**Stored items from a collection**
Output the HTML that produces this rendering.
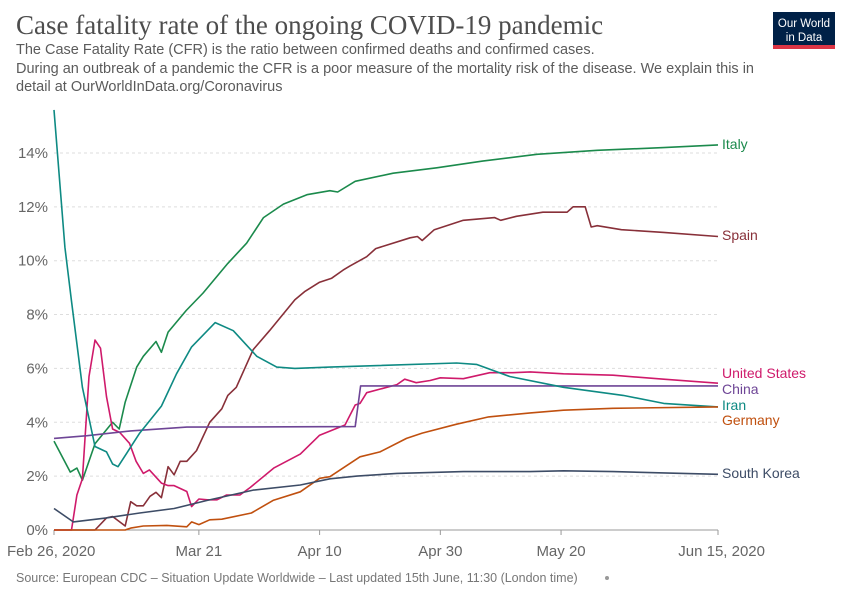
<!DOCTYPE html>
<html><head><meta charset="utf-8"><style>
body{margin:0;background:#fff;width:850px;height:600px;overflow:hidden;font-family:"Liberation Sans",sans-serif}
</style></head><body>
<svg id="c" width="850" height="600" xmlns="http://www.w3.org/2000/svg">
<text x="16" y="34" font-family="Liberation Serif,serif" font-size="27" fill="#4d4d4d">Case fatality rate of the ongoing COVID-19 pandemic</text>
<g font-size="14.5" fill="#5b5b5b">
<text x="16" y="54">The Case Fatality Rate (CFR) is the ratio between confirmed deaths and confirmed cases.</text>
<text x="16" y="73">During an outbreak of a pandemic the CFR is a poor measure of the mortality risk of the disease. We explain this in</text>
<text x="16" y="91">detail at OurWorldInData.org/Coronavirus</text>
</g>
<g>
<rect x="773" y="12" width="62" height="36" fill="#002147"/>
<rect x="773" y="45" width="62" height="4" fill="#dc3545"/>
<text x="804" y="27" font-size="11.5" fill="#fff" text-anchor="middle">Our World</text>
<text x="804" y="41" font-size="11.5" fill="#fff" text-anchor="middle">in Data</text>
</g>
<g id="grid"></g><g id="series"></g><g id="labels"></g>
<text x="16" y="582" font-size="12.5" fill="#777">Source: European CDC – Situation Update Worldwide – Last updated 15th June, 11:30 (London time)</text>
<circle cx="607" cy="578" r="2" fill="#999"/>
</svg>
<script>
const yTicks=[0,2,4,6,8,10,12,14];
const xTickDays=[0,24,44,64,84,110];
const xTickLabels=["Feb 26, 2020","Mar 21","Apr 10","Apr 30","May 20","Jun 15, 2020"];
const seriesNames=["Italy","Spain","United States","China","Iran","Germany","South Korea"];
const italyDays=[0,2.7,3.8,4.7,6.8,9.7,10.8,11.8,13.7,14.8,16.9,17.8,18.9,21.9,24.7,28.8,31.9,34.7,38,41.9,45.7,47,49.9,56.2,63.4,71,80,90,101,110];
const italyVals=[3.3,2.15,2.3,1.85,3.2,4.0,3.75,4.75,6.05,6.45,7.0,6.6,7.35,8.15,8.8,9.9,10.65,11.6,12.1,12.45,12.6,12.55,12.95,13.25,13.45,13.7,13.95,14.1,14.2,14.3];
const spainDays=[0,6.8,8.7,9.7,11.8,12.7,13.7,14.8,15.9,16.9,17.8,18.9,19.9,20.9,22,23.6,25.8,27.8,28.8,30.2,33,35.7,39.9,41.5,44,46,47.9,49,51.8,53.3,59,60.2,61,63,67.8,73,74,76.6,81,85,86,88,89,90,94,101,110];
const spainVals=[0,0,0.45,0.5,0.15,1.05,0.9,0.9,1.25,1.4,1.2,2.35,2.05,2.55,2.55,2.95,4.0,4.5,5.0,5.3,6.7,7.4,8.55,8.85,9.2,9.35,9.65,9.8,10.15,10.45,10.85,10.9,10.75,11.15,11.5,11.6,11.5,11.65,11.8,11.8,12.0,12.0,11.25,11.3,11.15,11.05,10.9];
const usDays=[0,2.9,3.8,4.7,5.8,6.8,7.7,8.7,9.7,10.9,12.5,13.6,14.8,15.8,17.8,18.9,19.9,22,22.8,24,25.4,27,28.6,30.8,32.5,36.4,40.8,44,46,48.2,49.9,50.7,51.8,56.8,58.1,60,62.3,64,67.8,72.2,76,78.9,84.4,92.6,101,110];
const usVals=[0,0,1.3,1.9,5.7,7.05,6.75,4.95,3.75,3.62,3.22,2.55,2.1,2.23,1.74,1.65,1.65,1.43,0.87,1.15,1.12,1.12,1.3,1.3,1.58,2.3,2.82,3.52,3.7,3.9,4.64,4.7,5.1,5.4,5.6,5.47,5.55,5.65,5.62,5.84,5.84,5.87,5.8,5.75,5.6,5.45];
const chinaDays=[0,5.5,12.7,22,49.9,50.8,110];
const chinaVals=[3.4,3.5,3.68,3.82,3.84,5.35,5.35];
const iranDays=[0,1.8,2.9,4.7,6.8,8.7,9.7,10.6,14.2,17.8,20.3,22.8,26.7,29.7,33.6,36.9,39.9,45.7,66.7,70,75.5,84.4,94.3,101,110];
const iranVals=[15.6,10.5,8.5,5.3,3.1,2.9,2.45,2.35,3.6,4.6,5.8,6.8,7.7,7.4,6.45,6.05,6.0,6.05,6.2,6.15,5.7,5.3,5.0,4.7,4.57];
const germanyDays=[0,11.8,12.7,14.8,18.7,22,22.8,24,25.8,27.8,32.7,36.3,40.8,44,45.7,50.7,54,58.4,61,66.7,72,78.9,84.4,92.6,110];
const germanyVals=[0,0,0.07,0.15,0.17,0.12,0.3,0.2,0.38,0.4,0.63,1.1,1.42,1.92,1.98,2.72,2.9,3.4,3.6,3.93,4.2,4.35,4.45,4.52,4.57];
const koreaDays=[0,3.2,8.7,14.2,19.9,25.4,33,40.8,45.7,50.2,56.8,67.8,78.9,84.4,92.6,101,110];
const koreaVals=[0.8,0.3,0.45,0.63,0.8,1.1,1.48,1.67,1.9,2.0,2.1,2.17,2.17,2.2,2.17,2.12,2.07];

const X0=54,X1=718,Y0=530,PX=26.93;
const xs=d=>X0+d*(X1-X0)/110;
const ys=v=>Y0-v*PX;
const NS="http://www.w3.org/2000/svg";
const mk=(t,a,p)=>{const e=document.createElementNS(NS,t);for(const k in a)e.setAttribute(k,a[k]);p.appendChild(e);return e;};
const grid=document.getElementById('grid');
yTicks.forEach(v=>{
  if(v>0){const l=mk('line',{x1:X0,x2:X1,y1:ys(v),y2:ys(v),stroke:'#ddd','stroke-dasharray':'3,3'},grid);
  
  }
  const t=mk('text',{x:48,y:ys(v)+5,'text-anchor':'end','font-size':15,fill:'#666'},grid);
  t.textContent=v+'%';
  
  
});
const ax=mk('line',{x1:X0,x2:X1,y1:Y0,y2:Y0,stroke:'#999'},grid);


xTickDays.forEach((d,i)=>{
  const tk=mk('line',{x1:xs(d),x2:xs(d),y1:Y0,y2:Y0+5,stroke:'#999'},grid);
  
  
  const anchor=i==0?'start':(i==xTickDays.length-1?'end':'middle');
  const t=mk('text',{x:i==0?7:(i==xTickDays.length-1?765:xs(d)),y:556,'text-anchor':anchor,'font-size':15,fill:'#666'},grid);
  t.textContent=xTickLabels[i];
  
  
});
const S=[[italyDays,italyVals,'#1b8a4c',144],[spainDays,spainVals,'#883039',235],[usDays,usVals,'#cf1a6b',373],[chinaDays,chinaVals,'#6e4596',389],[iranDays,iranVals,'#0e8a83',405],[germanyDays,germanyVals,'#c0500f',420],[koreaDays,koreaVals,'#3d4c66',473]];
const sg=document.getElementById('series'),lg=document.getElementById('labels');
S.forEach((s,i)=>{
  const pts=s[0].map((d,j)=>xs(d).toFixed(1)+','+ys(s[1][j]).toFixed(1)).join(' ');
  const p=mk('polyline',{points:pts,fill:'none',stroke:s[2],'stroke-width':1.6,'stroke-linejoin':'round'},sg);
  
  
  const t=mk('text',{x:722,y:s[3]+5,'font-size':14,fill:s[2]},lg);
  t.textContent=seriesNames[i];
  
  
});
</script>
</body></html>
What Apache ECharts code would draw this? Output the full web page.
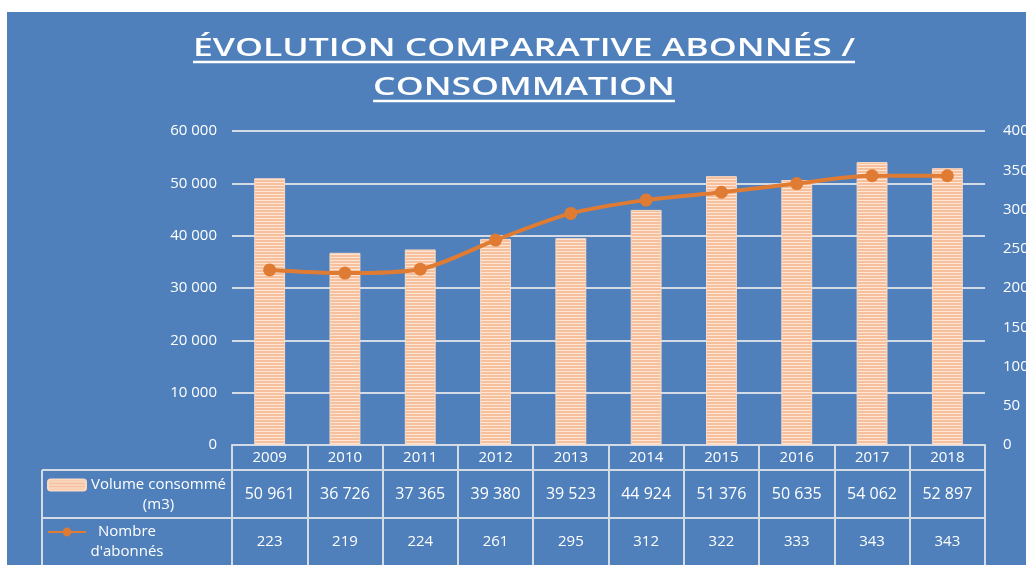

**Do this**
Exactly as written, return every line of the listing, but not the pictures.

**Task solution**
Output the HTML that produces this rendering.
<!DOCTYPE html>
<html><head><meta charset="utf-8"><style>
body{margin:0;background:#fff;width:850px;height:600px;overflow:hidden;font-family:"Liberation Sans",sans-serif}
</style></head><body>
<svg id="c" width="850" height="600" xmlns="http://www.w3.org/2000/svg">
<text x="16" y="34" font-family="Liberation Serif,serif" font-size="27" fill="#4d4d4d">Case fatality rate of the ongoing COVID-19 pandemic</text>
<g font-size="14.5" fill="#5b5b5b">
<text x="16" y="54">The Case Fatality Rate (CFR) is the ratio between confirmed deaths and confirmed cases.</text>
<text x="16" y="73">During an outbreak of a pandemic the CFR is a poor measure of the mortality risk of the disease. We explain this in</text>
<text x="16" y="91">detail at OurWorldInData.org/Coronavirus</text>
</g>
<g>
<rect x="773" y="12" width="62" height="36" fill="#002147"/>
<rect x="773" y="45" width="62" height="4" fill="#dc3545"/>
<text x="804" y="27" font-size="11.5" fill="#fff" text-anchor="middle">Our World</text>
<text x="804" y="41" font-size="11.5" fill="#fff" text-anchor="middle">in Data</text>
</g>
<g id="grid"></g><g id="series"></g><g id="labels"></g>
<text x="16" y="582" font-size="12.5" fill="#777">Source: European CDC – Situation Update Worldwide – Last updated 15th June, 11:30 (London time)</text>
<circle cx="607" cy="578" r="2" fill="#999"/>
</svg>
<script>
const yTicks=[0,2,4,6,8,10,12,14];
const xTickDays=[0,24,44,64,84,110];
const xTickLabels=["Feb 26, 2020","Mar 21","Apr 10","Apr 30","May 20","Jun 15, 2020"];
const seriesNames=["Italy","Spain","United States","China","Iran","Germany","South Korea"];
const italyDays=[0,2.7,3.8,4.7,6.8,9.7,10.8,11.8,13.7,14.8,16.9,17.8,18.9,21.9,24.7,28.8,31.9,34.7,38,41.9,45.7,47,49.9,56.2,63.4,71,80,90,101,110];
const italyVals=[3.3,2.15,2.3,1.85,3.2,4.0,3.75,4.75,6.05,6.45,7.0,6.6,7.35,8.15,8.8,9.9,10.65,11.6,12.1,12.45,12.6,12.55,12.95,13.25,13.45,13.7,13.95,14.1,14.2,14.3];
const spainDays=[0,6.8,8.7,9.7,11.8,12.7,13.7,14.8,15.9,16.9,17.8,18.9,19.9,20.9,22,23.6,25.8,27.8,28.8,30.2,33,35.7,39.9,41.5,44,46,47.9,49,51.8,53.3,59,60.2,61,63,67.8,73,74,76.6,81,85,86,88,89,90,94,101,110];
const spainVals=[0,0,0.45,0.5,0.15,1.05,0.9,0.9,1.25,1.4,1.2,2.35,2.05,2.55,2.55,2.95,4.0,4.5,5.0,5.3,6.7,7.4,8.55,8.85,9.2,9.35,9.65,9.8,10.15,10.45,10.85,10.9,10.75,11.15,11.5,11.6,11.5,11.65,11.8,11.8,12.0,12.0,11.25,11.3,11.15,11.05,10.9];
const usDays=[0,2.9,3.8,4.7,5.8,6.8,7.7,8.7,9.7,10.9,12.5,13.6,14.8,15.8,17.8,18.9,19.9,22,22.8,24,25.4,27,28.6,30.8,32.5,36.4,40.8,44,46,48.2,49.9,50.7,51.8,56.8,58.1,60,62.3,64,67.8,72.2,76,78.9,84.4,92.6,101,110];
const usVals=[0,0,1.3,1.9,5.7,7.05,6.75,4.95,3.75,3.62,3.22,2.55,2.1,2.23,1.74,1.65,1.65,1.43,0.87,1.15,1.12,1.12,1.3,1.3,1.58,2.3,2.82,3.52,3.7,3.9,4.64,4.7,5.1,5.4,5.6,5.47,5.55,5.65,5.62,5.84,5.84,5.87,5.8,5.75,5.6,5.45];
const chinaDays=[0,5.5,12.7,22,49.9,50.8,110];
const chinaVals=[3.4,3.5,3.68,3.82,3.84,5.35,5.35];
const iranDays=[0,1.8,2.9,4.7,6.8,8.7,9.7,10.6,14.2,17.8,20.3,22.8,26.7,29.7,33.6,36.9,39.9,45.7,66.7,70,75.5,84.4,94.3,101,110];
const iranVals=[15.6,10.5,8.5,5.3,3.1,2.9,2.45,2.35,3.6,4.6,5.8,6.8,7.7,7.4,6.45,6.05,6.0,6.05,6.2,6.15,5.7,5.3,5.0,4.7,4.57];
const germanyDays=[0,11.8,12.7,14.8,18.7,22,22.8,24,25.8,27.8,32.7,36.3,40.8,44,45.7,50.7,54,58.4,61,66.7,72,78.9,84.4,92.6,110];
const germanyVals=[0,0,0.07,0.15,0.17,0.12,0.3,0.2,0.38,0.4,0.63,1.1,1.42,1.92,1.98,2.72,2.9,3.4,3.6,3.93,4.2,4.35,4.45,4.52,4.57];
const koreaDays=[0,3.2,8.7,14.2,19.9,25.4,33,40.8,45.7,50.2,56.8,67.8,78.9,84.4,92.6,101,110];
const koreaVals=[0.8,0.3,0.45,0.63,0.8,1.1,1.48,1.67,1.9,2.0,2.1,2.17,2.17,2.2,2.17,2.12,2.07];

const X0=54,X1=718,Y0=530,PX=26.93;
const xs=d=>X0+d*(X1-X0)/110;
const ys=v=>Y0-v*PX;
const NS="http://www.w3.org/2000/svg";
const mk=(t,a,p)=>{const e=document.createElementNS(NS,t);for(const k in a)e.setAttribute(k,a[k]);p.appendChild(e);return e;};
const grid=document.getElementById('grid');
yTicks.forEach(v=>{
  if(v>0){const l=mk('line',{x1:X0,x2:X1,y1:ys(v),y2:ys(v),stroke:'#ddd','stroke-dasharray':'3,3'},grid);
  
  }
  const t=mk('text',{x:48,y:ys(v)+5,'text-anchor':'end','font-size':15,fill:'#666'},grid);
  t.textContent=v+'%';
  
  
});
const ax=mk('line',{x1:X0,x2:X1,y1:Y0,y2:Y0,stroke:'#999'},grid);


xTickDays.forEach((d,i)=>{
  const tk=mk('line',{x1:xs(d),x2:xs(d),y1:Y0,y2:Y0+5,stroke:'#999'},grid);
  
  
  const anchor=i==0?'start':(i==xTickDays.length-1?'end':'middle');
  const t=mk('text',{x:i==0?7:(i==xTickDays.length-1?765:xs(d)),y:556,'text-anchor':anchor,'font-size':15,fill:'#666'},grid);
  t.textContent=xTickLabels[i];
  
  
});
const S=[[italyDays,italyVals,'#1b8a4c',144],[spainDays,spainVals,'#883039',235],[usDays,usVals,'#cf1a6b',373],[chinaDays,chinaVals,'#6e4596',389],[iranDays,iranVals,'#0e8a83',405],[germanyDays,germanyVals,'#c0500f',420],[koreaDays,koreaVals,'#3d4c66',473]];
const sg=document.getElementById('series'),lg=document.getElementById('labels');
S.forEach((s,i)=>{
  const pts=s[0].map((d,j)=>xs(d).toFixed(1)+','+ys(s[1][j]).toFixed(1)).join(' ');
  const p=mk('polyline',{points:pts,fill:'none',stroke:s[2],'stroke-width':1.6,'stroke-linejoin':'round'},sg);
  
  
  const t=mk('text',{x:722,y:s[3]+5,'font-size':14,fill:s[2]},lg);
  t.textContent=seriesNames[i];
  
  
});
</script>
</body></html>
What Apache ECharts code would draw this? Output the full web page.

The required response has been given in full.